CD Kritik Progressive Newsletter Nr.43 (03/2003)
Olive Mess - Gramercy
(63:21, Soleil Zeuhl, 2002)
Olive Mess aus Lettland besteht aus Ilze Paegle (soprano), Lilia Voronova (key), Denis Arsenin (b), Edgar Kempish (dr, perc), Alexey Syomin (g), Sergey Syomin (archlute, baroque g) und Vilnis Kundrats (ts). Ihre über 1stündige CD besteht gerade mal aus 5 Songs, die alles andere als gewöhnlich sind. Bedeutendstes Instrument ist die Archlute (nicht Arschlaute!, nein), die sich quasi in allen Songs stets deutlich macht.
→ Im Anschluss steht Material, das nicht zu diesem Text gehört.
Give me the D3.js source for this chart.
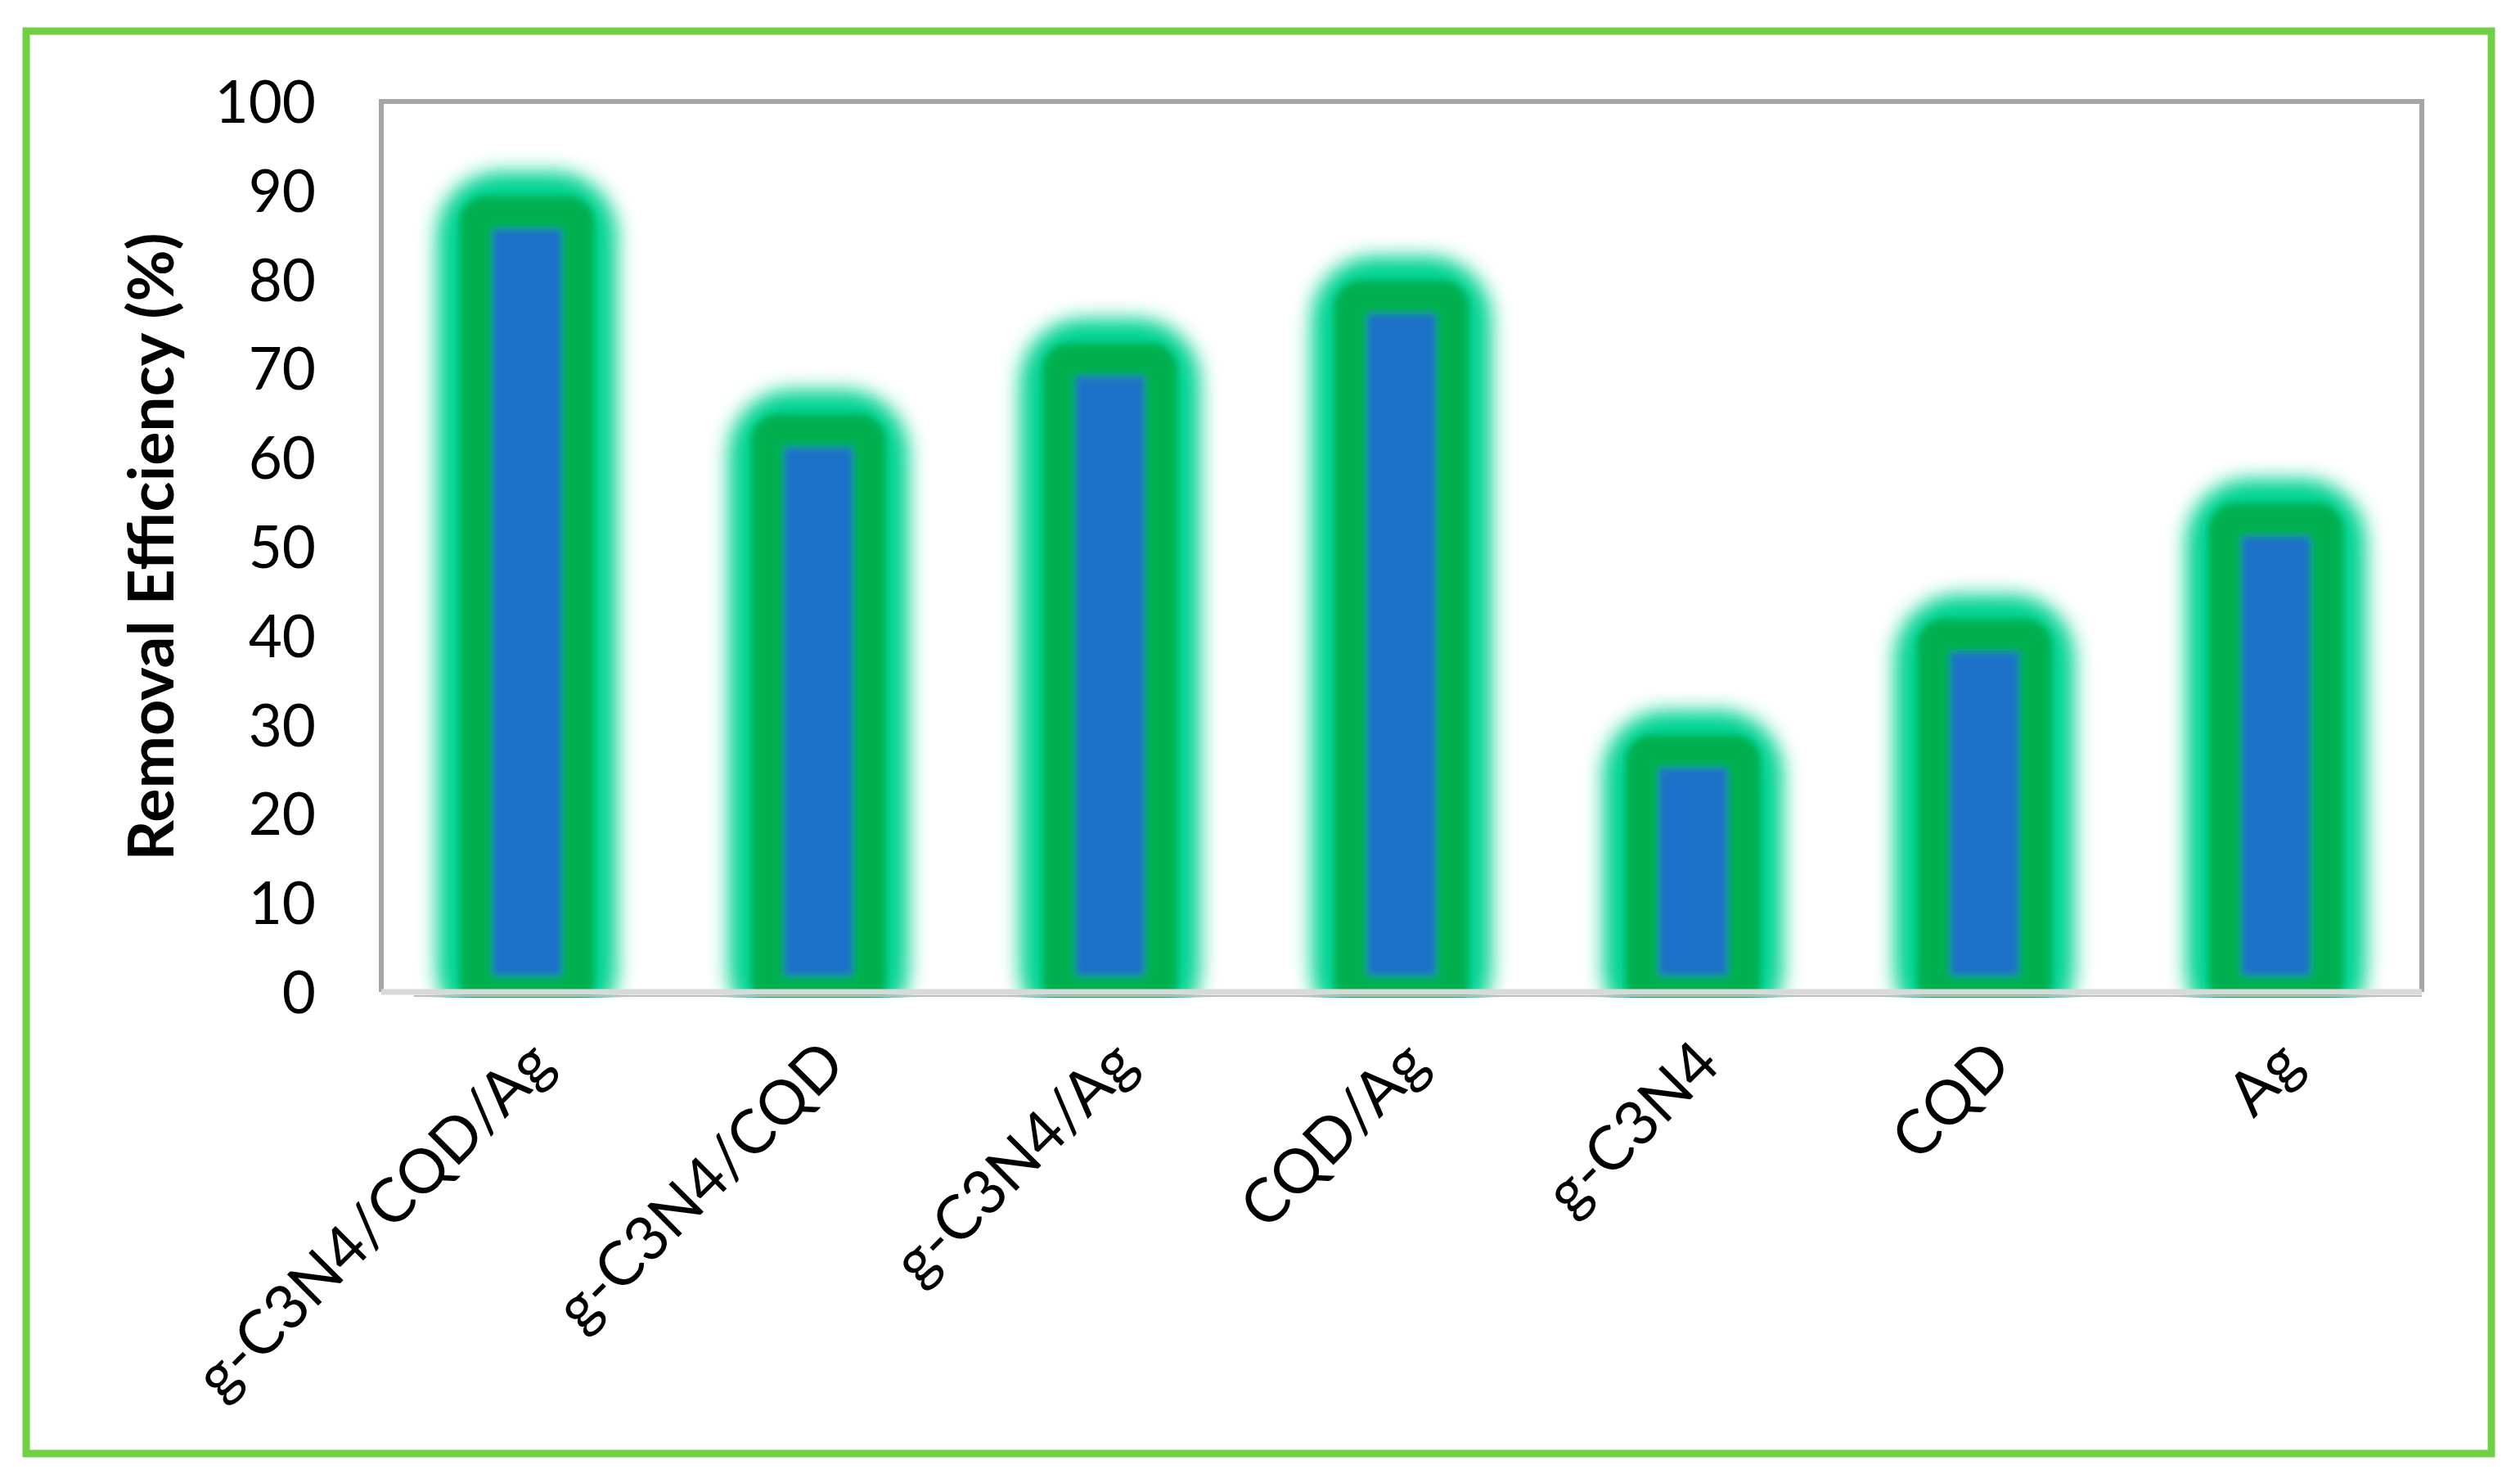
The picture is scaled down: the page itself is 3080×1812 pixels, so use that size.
<!DOCTYPE html>
<html>
<head>
<meta charset="utf-8">
<script src="https://cdn.jsdelivr.net/npm/d3@7"></script>
<style>
    body { margin: 0; background: #fff; }
    svg text { font-family: Lato, "Open Sans", sans-serif; fill: #000; }
</style>
</head>
<body>
<div id="chart"></div>
<script>
// data
var categories = ["g-C3N4/CQD/Ag", "g-C3N4/CQD", "g-C3N4/Ag", "CQD/Ag", "g-C3N4", "CQD", "Ag"];
var efficiency = [87.5, 63, 71, 78, 27, 40, 53];
var yTicks = [0, 10, 20, 30, 40, 50, 60, 70, 80, 90, 100];
var yTitle = "Removal Efficiency (%)";

var width = 3080, height = 1812;
var plot = {left: 466, right: 2960, top: 124, bottom: 1212};
var barW = 124;

var svg = d3.select("#chart").append("svg")
    .attr("width", width)
    .attr("height", height);

svg.append("rect")
    .attr("width", width)
    .attr("height", height)
    .attr("fill", "#fff");

var defs = svg.append("defs");
defs.append("filter").attr("id", "glow")
    .attr("x", "-50%").attr("y", "-50%").attr("width", "200%").attr("height", "200%")
    .append("feGaussianBlur").attr("stdDeviation", 12);
defs.append("filter").attr("id", "soft")
    .attr("x", "-20%").attr("y", "-20%").attr("width", "140%").attr("height", "140%")
    .append("feGaussianBlur").attr("stdDeviation", 4);
defs.append("clipPath").attr("id", "plotClip")
    .append("rect")
    .attr("x", plot.left)
    .attr("y", 0)
    .attr("width", plot.right - plot.left)
    .attr("height", plot.bottom + 7);

var x = d3.scaleBand()
    .domain(categories)
    .range([plot.left, plot.right]);

var y = d3.scaleLinear()
    .domain([0, 100])
    .range([plot.bottom, plot.top]);

var data = categories.map(function (c, i) {
    return {name: c, value: efficiency[i]};
});

// bars: soft teal glow, thick green border, blue fill
var bars = svg.append("g").attr("clip-path", "url(#plotClip)");

bars.selectAll(".glow")
    .data(data)
    .enter().append("rect")
    .attr("class", "glow")
    .attr("x", function (d) { return x(d.name) + x.bandwidth() / 2 - barW / 2 - 48; })
    .attr("y", function (d) { return y(d.value) - 50; })
    .attr("width", barW + 96)
    .attr("height", function (d) { return y(0) - y(d.value) + 100; })
    .attr("rx", 78)
    .attr("fill", "#00d391")
    .attr("filter", "url(#glow)");

bars.selectAll(".bar")
    .data(data)
    .enter().append("rect")
    .attr("class", "bar")
    .attr("x", function (d) { return x(d.name) + x.bandwidth() / 2 - barW / 2; })
    .attr("y", function (d) { return y(d.value); })
    .attr("width", barW)
    .attr("height", function (d) { return y(0) - y(d.value); })
    .attr("rx", 12)
    .attr("fill", "#1a71c9")
    .attr("stroke", "#00b04f")
    .attr("stroke-width", 40)
    .attr("stroke-linejoin", "round")
    .attr("filter", "url(#soft)");

// plot frame
svg.append("path")
    .attr("d", "M" + plot.left + "," + plot.bottom + "V" + plot.top + "H" + plot.right + "V" + plot.bottom)
    .attr("fill", "none")
    .attr("stroke", "#a6a6a6")
    .attr("stroke-width", 6);

svg.append("line")
    .attr("x1", plot.left + 40).attr("x2", plot.right)
    .attr("y1", plot.bottom + 5).attr("y2", plot.bottom + 5)
    .attr("stroke", "#bdbdbd")
    .attr("stroke-width", 2);

svg.append("line")
    .attr("x1", plot.left).attr("x2", plot.right)
    .attr("y1", plot.bottom).attr("y2", plot.bottom)
    .attr("stroke", "#d9d9d9")
    .attr("stroke-width", 7);

// y axis
var yAxis = svg.append("g")
    .attr("transform", "translate(" + plot.left + ",0)")
    .call(d3.axisLeft(y).tickValues(yTicks).tickSize(0).tickPadding(80));
yAxis.select(".domain").remove();
yAxis.selectAll("text")
    .attr("font-size", 71)
    .attr("font-family", "Lato, 'Open Sans', sans-serif")
    .attr("dy", "0.36em");

// x axis, labels at -45 degrees
var xAxis = svg.append("g")
    .attr("transform", "translate(0," + plot.bottom + ")")
    .call(d3.axisBottom(x).tickSize(0));
xAxis.select(".domain").remove();
xAxis.selectAll("text")
    .attr("font-size", 75)
    .attr("font-family", "Lato, 'Open Sans', sans-serif")
    .attr("text-anchor", "end")
    .attr("x", 0)
    .attr("y", 0)
    .attr("dy", 0)
    .attr("transform", "translate(36,92) rotate(-45)");

// y title
svg.append("text")
    .attr("transform", "translate(212," + ((plot.top + plot.bottom) / 2) + ") rotate(-90)")
    .attr("text-anchor", "middle")
    .attr("font-size", 77)
    .attr("font-weight", "bold")
    .text(yTitle);

// outer green border
svg.append("rect")
    .attr("x", 32)
    .attr("y", 38)
    .attr("width", 3013)
    .attr("height", 1738)
    .attr("fill", "none")
    .attr("stroke", "#70d044")
    .attr("stroke-width", 9);
</script>
</body>
</html>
Der Klang der Archlute bringt mittelalterliches Flair mit sich, zwar haben die Songs auch deutlich moderneren Charakter, doch klassische, vor allem mittelalterliche Einflüsse lassen sich keineswegs leugnen. Gleichfalls stark im Vordergrund ist die klassisch ausgebildete Stimme von Ilze Paegle, die im ersten Song auch schon mal wie in der Oper tremoliert. Beim ersten Hören muss man sich darüber hinweg kämpfen, beim nächsten Mal wird es schon charmanter. In einigen Teilen der hin und wieder komplex ausbrechenden Instrumentalteile bringt sich die Rockband verstärkt in den Vordergrund. Plötzlich klingt die Gitarre in Frippscher Manier und die ganze Band nähert sich Univers Zero an. Diese Vergleiche sind aber nur phasenweise zutreffend. Zumeist übt sich die Band in etwas starrem, kammermusikalisch gefärbtem Rock, der zwar ansprechend, aber nicht besonders komplex arrangiert ist. Die Jungs und Mädels haben einen ordentlichen Schuss Jazz weg, den sie in ihren moderaten Skulpturen auf gemächlichem Rhythmus schön verteilen. Irgendwie scheinen sie jedoch nie so recht zum Ende kommen zu können, gerade "Stefan, the Shepherd Boy" mit seinen über 21 Minuten würde ein straffender chirurgischer Eingriff gut stehen. Die Archlute, sehr verspielt und lyrisch die meiste Zeit, kann die Nerven rauben. Was Blackmoreïs Night für den Mainstream, sind Olive Mess für die Avantgardisten. Anspruchsvoll und trotz der schwerfüßigen Melodik virtuos eingespielt, wird sich wohl nur ein begrenzter Kreis an Musikenthusiasten finden, der diesen Klängen erliegt. Missen möchte ich das Album jetzt auf keinen Fall mehr.